● **Provided records**:
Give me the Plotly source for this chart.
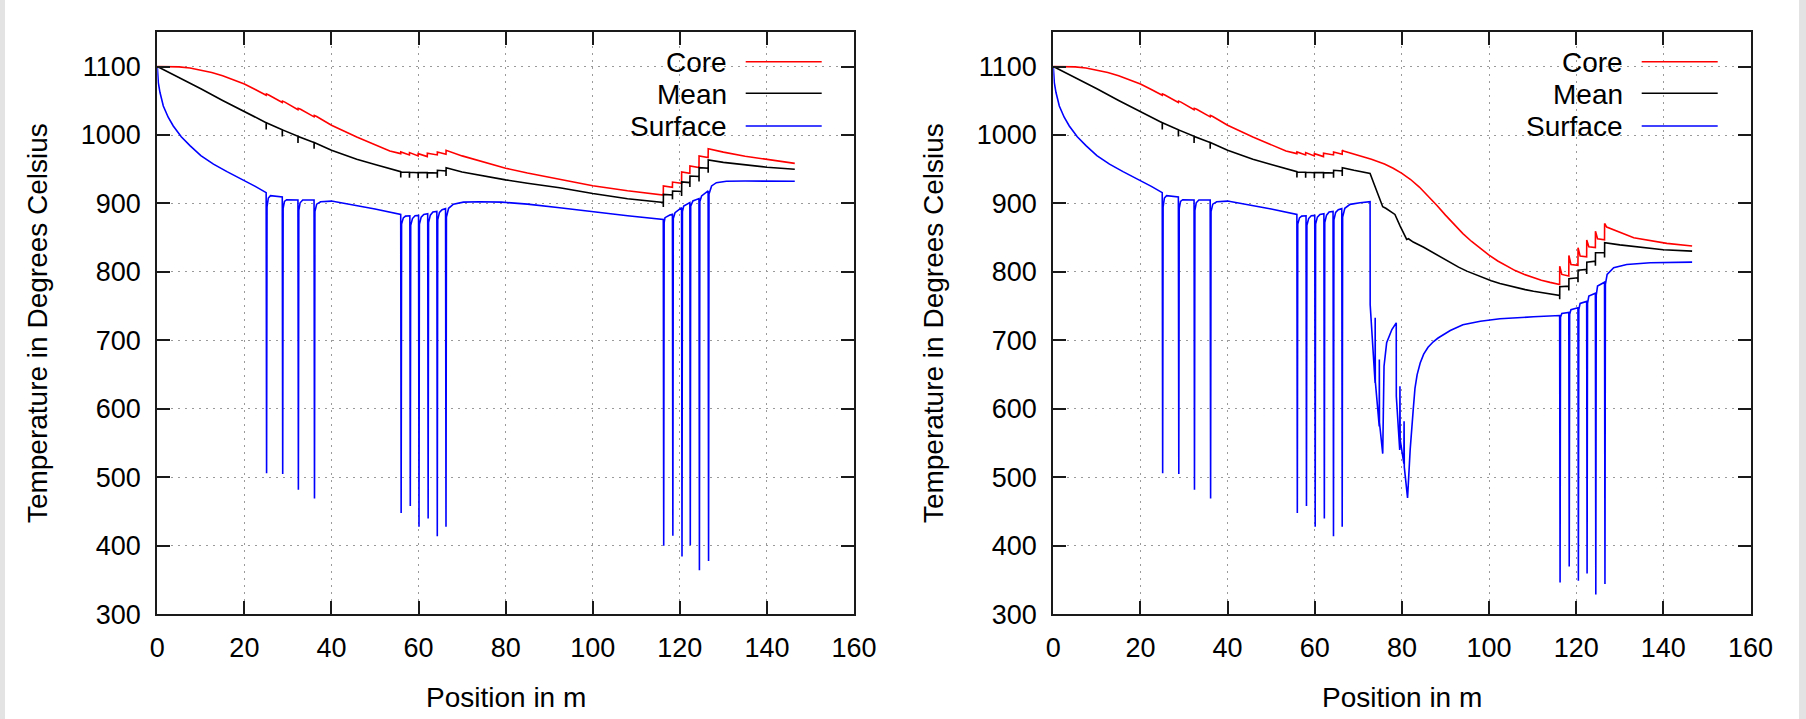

* * *

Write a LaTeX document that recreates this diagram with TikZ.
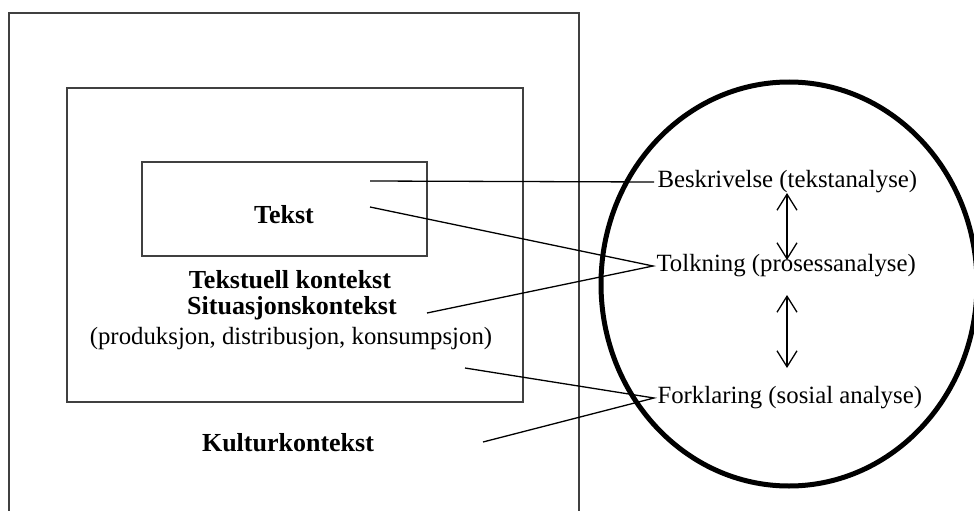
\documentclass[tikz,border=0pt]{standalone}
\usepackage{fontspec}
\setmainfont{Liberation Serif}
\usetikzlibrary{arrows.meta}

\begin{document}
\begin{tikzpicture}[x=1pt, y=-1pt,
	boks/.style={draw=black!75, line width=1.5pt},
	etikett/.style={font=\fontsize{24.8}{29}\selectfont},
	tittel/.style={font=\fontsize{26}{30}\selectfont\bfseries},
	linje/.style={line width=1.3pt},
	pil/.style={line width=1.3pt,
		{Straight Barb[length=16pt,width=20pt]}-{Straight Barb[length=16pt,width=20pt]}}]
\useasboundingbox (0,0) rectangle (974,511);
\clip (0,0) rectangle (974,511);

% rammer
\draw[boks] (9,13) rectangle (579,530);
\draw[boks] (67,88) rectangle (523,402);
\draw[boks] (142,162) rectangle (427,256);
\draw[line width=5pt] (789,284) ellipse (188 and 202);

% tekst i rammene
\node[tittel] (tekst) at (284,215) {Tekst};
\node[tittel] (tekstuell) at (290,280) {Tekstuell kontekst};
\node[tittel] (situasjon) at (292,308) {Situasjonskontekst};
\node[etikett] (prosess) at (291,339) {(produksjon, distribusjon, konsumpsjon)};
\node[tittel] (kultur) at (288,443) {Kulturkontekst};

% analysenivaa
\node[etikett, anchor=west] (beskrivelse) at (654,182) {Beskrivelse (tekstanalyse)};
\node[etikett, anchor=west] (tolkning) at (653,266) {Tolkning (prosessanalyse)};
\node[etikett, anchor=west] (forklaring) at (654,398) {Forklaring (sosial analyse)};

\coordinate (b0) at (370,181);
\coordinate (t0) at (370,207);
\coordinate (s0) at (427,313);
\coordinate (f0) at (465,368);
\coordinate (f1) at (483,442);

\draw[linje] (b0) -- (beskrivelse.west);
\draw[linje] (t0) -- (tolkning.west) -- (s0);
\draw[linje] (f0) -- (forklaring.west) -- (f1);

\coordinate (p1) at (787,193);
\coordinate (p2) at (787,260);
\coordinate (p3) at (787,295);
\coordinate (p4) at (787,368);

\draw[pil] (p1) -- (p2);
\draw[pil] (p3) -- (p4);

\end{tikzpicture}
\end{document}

==

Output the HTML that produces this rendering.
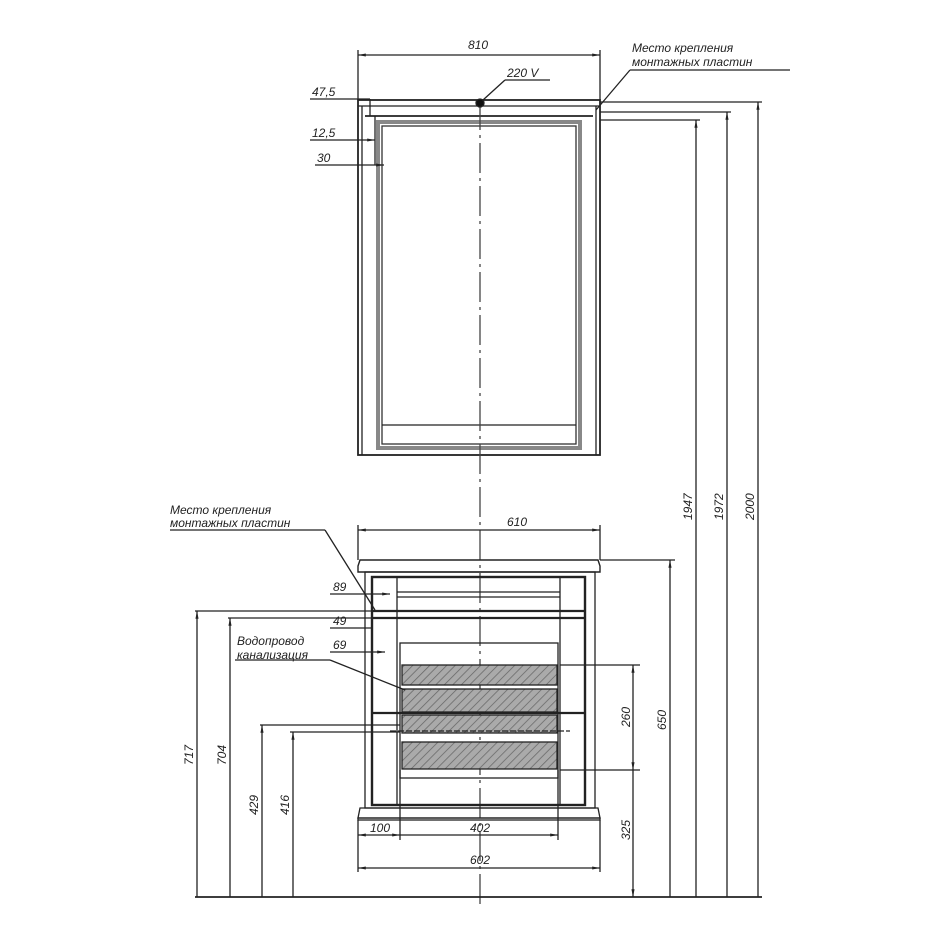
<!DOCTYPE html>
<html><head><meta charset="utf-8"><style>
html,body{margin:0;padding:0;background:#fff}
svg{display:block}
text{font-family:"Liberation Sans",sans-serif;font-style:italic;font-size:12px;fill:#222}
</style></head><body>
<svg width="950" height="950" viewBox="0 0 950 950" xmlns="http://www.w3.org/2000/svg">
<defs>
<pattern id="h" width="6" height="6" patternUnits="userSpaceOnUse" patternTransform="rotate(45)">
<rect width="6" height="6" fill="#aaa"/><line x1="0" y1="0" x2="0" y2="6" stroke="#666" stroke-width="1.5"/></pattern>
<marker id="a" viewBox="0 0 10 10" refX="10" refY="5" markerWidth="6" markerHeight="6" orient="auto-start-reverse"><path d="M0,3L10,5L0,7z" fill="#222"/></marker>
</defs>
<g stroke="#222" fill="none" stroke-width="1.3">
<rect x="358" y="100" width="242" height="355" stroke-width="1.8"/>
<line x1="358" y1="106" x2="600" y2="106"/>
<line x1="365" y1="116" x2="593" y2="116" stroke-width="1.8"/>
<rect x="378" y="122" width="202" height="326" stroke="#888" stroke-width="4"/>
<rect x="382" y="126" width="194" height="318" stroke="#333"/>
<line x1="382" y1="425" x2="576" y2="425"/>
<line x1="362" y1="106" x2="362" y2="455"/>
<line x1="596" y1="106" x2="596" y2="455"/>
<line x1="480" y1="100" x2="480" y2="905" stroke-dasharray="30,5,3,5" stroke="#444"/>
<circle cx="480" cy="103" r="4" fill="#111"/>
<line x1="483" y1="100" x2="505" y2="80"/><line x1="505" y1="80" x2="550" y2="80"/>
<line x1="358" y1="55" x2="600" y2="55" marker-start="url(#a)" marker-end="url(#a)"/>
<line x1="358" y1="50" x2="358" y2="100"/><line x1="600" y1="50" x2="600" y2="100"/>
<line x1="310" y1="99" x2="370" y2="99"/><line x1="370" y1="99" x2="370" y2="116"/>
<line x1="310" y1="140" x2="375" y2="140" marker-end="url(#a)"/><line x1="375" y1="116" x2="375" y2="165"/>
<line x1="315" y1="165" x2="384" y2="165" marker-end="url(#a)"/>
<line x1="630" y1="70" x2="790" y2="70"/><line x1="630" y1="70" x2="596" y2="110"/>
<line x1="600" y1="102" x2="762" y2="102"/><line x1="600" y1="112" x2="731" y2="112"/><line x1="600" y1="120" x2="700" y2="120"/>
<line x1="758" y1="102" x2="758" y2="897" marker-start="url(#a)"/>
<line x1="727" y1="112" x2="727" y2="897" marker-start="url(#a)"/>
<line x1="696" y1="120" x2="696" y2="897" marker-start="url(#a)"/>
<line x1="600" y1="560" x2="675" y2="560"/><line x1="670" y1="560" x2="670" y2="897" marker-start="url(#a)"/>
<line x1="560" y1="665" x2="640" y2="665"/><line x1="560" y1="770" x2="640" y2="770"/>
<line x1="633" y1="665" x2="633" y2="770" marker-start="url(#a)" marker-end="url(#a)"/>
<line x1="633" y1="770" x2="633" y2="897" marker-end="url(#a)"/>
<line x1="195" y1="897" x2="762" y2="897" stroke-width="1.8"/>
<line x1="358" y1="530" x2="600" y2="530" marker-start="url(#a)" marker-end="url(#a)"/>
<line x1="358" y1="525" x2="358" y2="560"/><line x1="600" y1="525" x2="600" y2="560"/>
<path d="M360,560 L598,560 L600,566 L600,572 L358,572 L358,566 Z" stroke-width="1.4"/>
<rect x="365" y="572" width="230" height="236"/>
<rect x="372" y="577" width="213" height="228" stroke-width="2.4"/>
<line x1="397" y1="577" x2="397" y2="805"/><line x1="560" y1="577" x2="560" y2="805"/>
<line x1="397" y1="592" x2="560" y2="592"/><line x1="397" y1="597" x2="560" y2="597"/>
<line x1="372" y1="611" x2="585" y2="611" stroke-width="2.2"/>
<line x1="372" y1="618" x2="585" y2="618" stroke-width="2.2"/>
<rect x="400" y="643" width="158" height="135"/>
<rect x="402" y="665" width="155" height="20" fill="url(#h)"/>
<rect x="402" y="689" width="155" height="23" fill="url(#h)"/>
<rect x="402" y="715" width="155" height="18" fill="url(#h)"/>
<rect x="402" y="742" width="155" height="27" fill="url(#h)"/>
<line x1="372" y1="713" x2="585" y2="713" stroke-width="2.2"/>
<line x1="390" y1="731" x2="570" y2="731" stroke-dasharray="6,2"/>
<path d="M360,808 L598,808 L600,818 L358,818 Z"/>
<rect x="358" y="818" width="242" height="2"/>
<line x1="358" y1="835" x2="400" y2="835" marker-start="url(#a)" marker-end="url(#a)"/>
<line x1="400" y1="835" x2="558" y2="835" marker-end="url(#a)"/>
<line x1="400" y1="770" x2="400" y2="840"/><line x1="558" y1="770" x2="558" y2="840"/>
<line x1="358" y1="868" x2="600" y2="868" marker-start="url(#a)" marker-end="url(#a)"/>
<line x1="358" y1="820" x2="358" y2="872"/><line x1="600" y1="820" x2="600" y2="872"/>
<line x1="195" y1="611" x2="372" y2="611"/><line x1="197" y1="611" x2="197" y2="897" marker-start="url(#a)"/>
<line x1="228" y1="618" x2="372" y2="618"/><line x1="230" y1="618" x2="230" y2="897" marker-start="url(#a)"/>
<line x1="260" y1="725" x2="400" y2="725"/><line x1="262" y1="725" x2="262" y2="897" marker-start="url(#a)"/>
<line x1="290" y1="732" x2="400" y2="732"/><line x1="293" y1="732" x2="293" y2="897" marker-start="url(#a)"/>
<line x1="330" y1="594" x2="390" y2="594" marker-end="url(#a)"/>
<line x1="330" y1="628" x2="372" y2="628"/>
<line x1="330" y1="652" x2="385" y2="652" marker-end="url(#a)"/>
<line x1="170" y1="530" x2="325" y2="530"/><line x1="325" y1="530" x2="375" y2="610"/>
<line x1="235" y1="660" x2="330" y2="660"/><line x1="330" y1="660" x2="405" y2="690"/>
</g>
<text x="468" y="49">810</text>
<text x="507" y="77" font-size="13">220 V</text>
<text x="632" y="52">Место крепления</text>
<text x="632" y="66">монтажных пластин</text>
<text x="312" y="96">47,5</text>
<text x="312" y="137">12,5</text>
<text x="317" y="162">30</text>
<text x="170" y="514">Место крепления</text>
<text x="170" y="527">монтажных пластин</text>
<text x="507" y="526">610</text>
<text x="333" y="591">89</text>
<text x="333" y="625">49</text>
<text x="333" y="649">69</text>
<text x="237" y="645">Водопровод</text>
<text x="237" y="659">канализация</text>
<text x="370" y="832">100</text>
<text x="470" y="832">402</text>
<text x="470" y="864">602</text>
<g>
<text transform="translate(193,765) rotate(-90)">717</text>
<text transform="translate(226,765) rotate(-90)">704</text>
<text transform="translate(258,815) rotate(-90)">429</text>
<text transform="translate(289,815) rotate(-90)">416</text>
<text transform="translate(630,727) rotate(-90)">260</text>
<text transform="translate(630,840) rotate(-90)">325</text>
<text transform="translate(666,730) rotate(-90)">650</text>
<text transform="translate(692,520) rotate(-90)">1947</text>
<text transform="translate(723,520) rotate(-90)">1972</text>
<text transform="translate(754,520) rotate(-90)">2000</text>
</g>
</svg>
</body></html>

● **Written task**: Extract all lines from the data in which "that" is found.

● **Output for this task**:
Write a LaTeX document that recreates this diagram with TikZ.
Output the HTML that produces this rendering.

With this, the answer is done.